Ed eccoteli lì, sia pure col sorriso tirato e il gesto di chi si aspetta il classico colpo basso. Che poi queste storie d’immagine, queste scappatoie di visibilità finiscono in genere come devono finire, e anche solo a tenerne viva la memoria ci si sente un po’ in colpa considerato l’impatto praticamente nullo, o peggio.
E comunque era il settembre del 2011 quando Bersani, Vendola e Di Pietro, convenuti in Abruzzo alla festa dell’Italia dei Valori, diedero vita alla cosiddetta foto di Vasto. E cioè a una coalizione incentrata sul Pd, ma "aperta" all’area di Sel e a quella giustizialista. Vasta eco nelle cronache e prolungati riferimenti per mesi e mesi. Fino a quando, marzo 2012, patapùnfete, altra foto di gruppo uguale e contraria, scattata a Palazzo Chigi e postata secondo il sopraggiunto canone social da Pierferdy Casini, in narcisistiche bretelle rosse, con il premier Monti, il solito Bersani e la new entry Alfano. Testo casiniano: "Siamo tutti qui - come nel Braccobaldo Show ( ndr) – nessuna defezione".

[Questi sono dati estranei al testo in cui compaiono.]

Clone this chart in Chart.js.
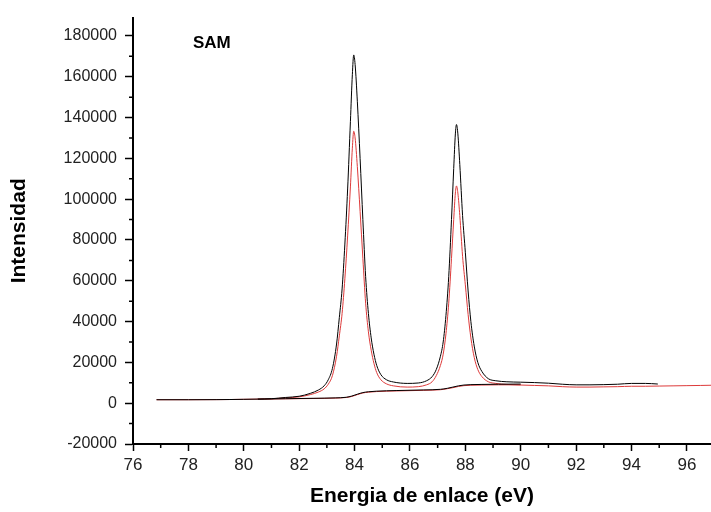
<!DOCTYPE html>
<html lang="es">
<head>
  <meta charset="UTF-8" />
  <title>SAM - Energia de enlace</title>
  <script src="https://cdn.jsdelivr.net/npm/chart.js"></script>
  <style>
    html, body { margin: 0; padding: 0; background: #fff; }
    #wrap { width: 711px; height: 512px; }
  </style>
</head>
<body>
<div id="wrap"><canvas id="grafico" width="711" height="512"></canvas></div>
<script>
// Espectro medido (negro)
const energiaNegro = [76.85, 78.0, 79.0, 79.5, 80.0, 80.5, 81.0, 81.5, 82.0, 82.4, 82.7, 82.9, 83.05, 83.2, 83.35, 83.45, 83.55, 83.65, 83.75, 83.85, 83.92, 83.97, 84.02, 84.1, 84.2, 84.3, 84.4, 84.5, 84.6, 84.7, 84.8, 84.95, 85.15, 85.4, 85.9, 86.3, 86.6, 86.8, 86.95, 87.1, 87.2, 87.3, 87.4, 87.5, 87.58, 87.64, 87.68, 87.73, 87.8, 87.9, 88.0, 88.1, 88.2, 88.32, 88.45, 88.6, 88.83, 89.1, 89.5, 90.0, 90.5, 91.0, 91.5, 92.0, 92.5, 93.0, 93.5, 94.0, 94.5, 94.95];
const intensidadNegro = [1700, 1700, 1750, 1800, 1900, 2000, 2200, 2800, 3400, 4800, 6500, 8500, 11500, 17000, 29000, 42000, 56000, 78000, 105000, 138000, 161000, 170700, 166000, 148000, 120000, 90000, 62000, 44000, 32000, 24000, 18500, 14000, 11500, 10400, 9700, 9900, 11000, 13000, 16500, 23000, 30000, 43000, 62000, 90000, 115000, 132000, 136600, 132000, 117000, 92000, 74000, 55000, 40000, 28000, 20000, 15500, 12000, 11000, 10500, 10300, 10100, 9800, 9300, 9000, 9000, 9100, 9300, 9700, 9700, 9400];

// Espectro (rojo)
const energiaRojo = [76.85, 78.0, 79.0, 79.5, 80.0, 80.5, 81.0, 81.5, 82.0, 82.4, 82.7, 82.9, 83.05, 83.2, 83.35, 83.45, 83.55, 83.65, 83.75, 83.85, 83.92, 83.97, 84.02, 84.1, 84.2, 84.3, 84.4, 84.5, 84.6, 84.7, 84.8, 84.95, 85.15, 85.4, 85.9, 86.3, 86.6, 86.8, 86.95, 87.1, 87.2, 87.3, 87.4, 87.5, 87.58, 87.64, 87.68, 87.73, 87.8, 87.9, 88.0, 88.1, 88.2, 88.32, 88.45, 88.6, 88.83, 89.1, 89.5, 90.0, 90.5, 91.0, 91.5, 92.0, 92.5, 93.0, 93.5, 94.0, 94.5, 95.0, 95.5, 96.0, 96.5, 96.9];
const intensidadRojo = [1700, 1700, 1750, 1800, 1900, 2000, 2150, 2600, 3100, 4200, 5500, 7000, 9300, 13500, 23000, 33000, 44000, 61000, 82000, 106000, 125000, 133300, 130000, 116000, 94000, 71000, 49000, 35000, 26000, 19500, 15000, 11500, 9500, 8500, 7900, 8100, 9000, 10500, 13500, 18500, 24000, 34000, 49000, 71000, 90000, 103000, 106500, 103000, 92000, 72000, 58000, 43500, 32000, 22500, 16500, 13000, 10500, 9700, 9200, 8900, 8700, 8500, 8100, 7900, 7900, 8000, 8100, 8300, 8300, 8400, 8500, 8600, 8700, 8800];

// Fondos (Shirley)
const energiaFondo = [80.5, 81.5, 82.5, 83.3, 83.7, 83.9, 84.1, 84.3, 84.5, 84.8, 85.5, 86.5, 87.1, 87.35, 87.55, 87.75, 87.95, 88.2, 88.6, 89.2, 90.0];
const fondoNegro = [2000, 2200, 2400, 2600, 2900, 3500, 4400, 5200, 5600, 5900, 6200, 6500, 6800, 7300, 7900, 8500, 8900, 9100, 9200, 9300, 9400];
const fondoRojo = [2000, 2150, 2300, 2500, 2800, 3300, 4200, 5000, 5400, 5700, 6000, 6300, 6600, 7100, 7600, 8200, 8600, 8800, 8900, 9000, 9000];

const ticksX = [76, 78, 80, 82, 84, 86, 88, 90, 92, 94, 96];
const ticksY = [-20000, 0, 20000, 40000, 60000, 80000, 100000, 120000, 140000, 160000, 180000];
const menoresX = [77, 79, 81, 83, 85, 87, 89, 91, 93, 95];
const menoresY = [-10000, 10000, 30000, 50000, 70000, 90000, 110000, 130000, 150000, 170000];

const FUENTE = "'Liberation Sans', Arial, sans-serif";
const ROJO = '#dd3a3a';

const puntos = (xs, ys) => xs.map((x, i) => ({ x, y: ys[i] }));
const serie = (data, color) => ({
  data, borderColor: color, borderWidth: 1, pointRadius: 0,
  showLine: true, fill: false, cubicInterpolationMode: 'monotone'
});

// ticks menores y la etiqueta del panel
const extras = {
  id: 'extras',
  afterDraw(chart) {
    const { ctx, scales: { x, y } } = chart;
    ctx.save();
    ctx.strokeStyle = '#000';
    ctx.lineWidth = 1.5;
    ctx.beginPath();
    menoresX.forEach(v => {
      const px = x.getPixelForValue(v);
      ctx.moveTo(px, y.bottom); ctx.lineTo(px, y.bottom + 4);
    });
    menoresY.forEach(v => {
      const py = y.getPixelForValue(v);
      ctx.moveTo(x.left, py); ctx.lineTo(x.left - 4, py);
    });
    ctx.stroke();
    ctx.fillStyle = '#000';
    ctx.font = `bold 17px ${FUENTE}`;
    ctx.textBaseline = 'middle';
    ctx.fillText('SAM', 193, 43);
    ctx.restore();
  }
};

new Chart(document.getElementById('grafico'), {
  type: 'scatter',
  data: {
    datasets: [
      serie(puntos(energiaNegro, intensidadNegro), '#000'),
      serie(puntos(energiaFondo, fondoNegro), '#000'),
      serie(puntos(energiaRojo, intensidadRojo), ROJO),
      serie(puntos(energiaFondo, fondoRojo), ROJO)
    ]
  },
  options: {
    responsive: false,
    animation: false,
    layout: { padding: { top: 17, right: 0, left: 0, bottom: 0 } },
    plugins: { legend: { display: false }, tooltip: { enabled: false } },
    scales: {
      x: {
        type: 'linear', min: 76, max: 96.87,
        afterBuildTicks: s => { s.ticks = ticksX.map(v => ({ value: v })); },
        afterFit: s => { s.height = 68; },
        border: { color: '#000', width: 2 },
        grid: { drawOnChartArea: false, tickLength: 7, tickColor: '#000', tickWidth: 1.5 },
        ticks: { color: '#222', font: { family: FUENTE, size: 17 }, padding: 4, maxRotation: 0 },
        title: { display: true, text: 'Energia de enlace (eV)', color: '#000',
                 font: { family: FUENTE, size: 21, weight: 'bold' }, padding: { top: 0, bottom: 3 } }
      },
      y: {
        type: 'linear', min: -20000, max: 189000,
        afterBuildTicks: s => { s.ticks = ticksY.map(v => ({ value: v })); },
        afterFit: s => { s.width = 133; },
        border: { color: '#000', width: 2 },
        grid: { drawOnChartArea: false, tickLength: 8, tickColor: '#000', tickWidth: 1.5 },
        ticks: { color: '#222', font: { family: FUENTE, size: 16 }, padding: 8,
                 callback: v => String(v) },
        title: { display: true, text: 'Intensidad', color: '#000',
                 font: { family: FUENTE, size: 21, weight: 'bold' }, padding: { top: 7, bottom: 0 } }
      }
    }
  },
  plugins: [extras]
});
</script>
</body>
</html>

Spariti Vendola e Di Pietro. Come poi, almeno nell’orizzonte del Pd, sparirono Alfano e Monti. Morale, un conto è lo sguardo, altro conto la realtà. Diffidare dunque delle foto e ancor più della retorica che le accompagna, perché non c’è nulla in politica che non finisca, di solito male. La novità è che dagli e dagli, tutto diventa, oltre che fuggevole, spaventosamente più rapido e leggero - e tra un po’ sarà addirittura difficile ricordare perché Di Maio e Zingaretti volevano o non volevano farsi vedere insieme.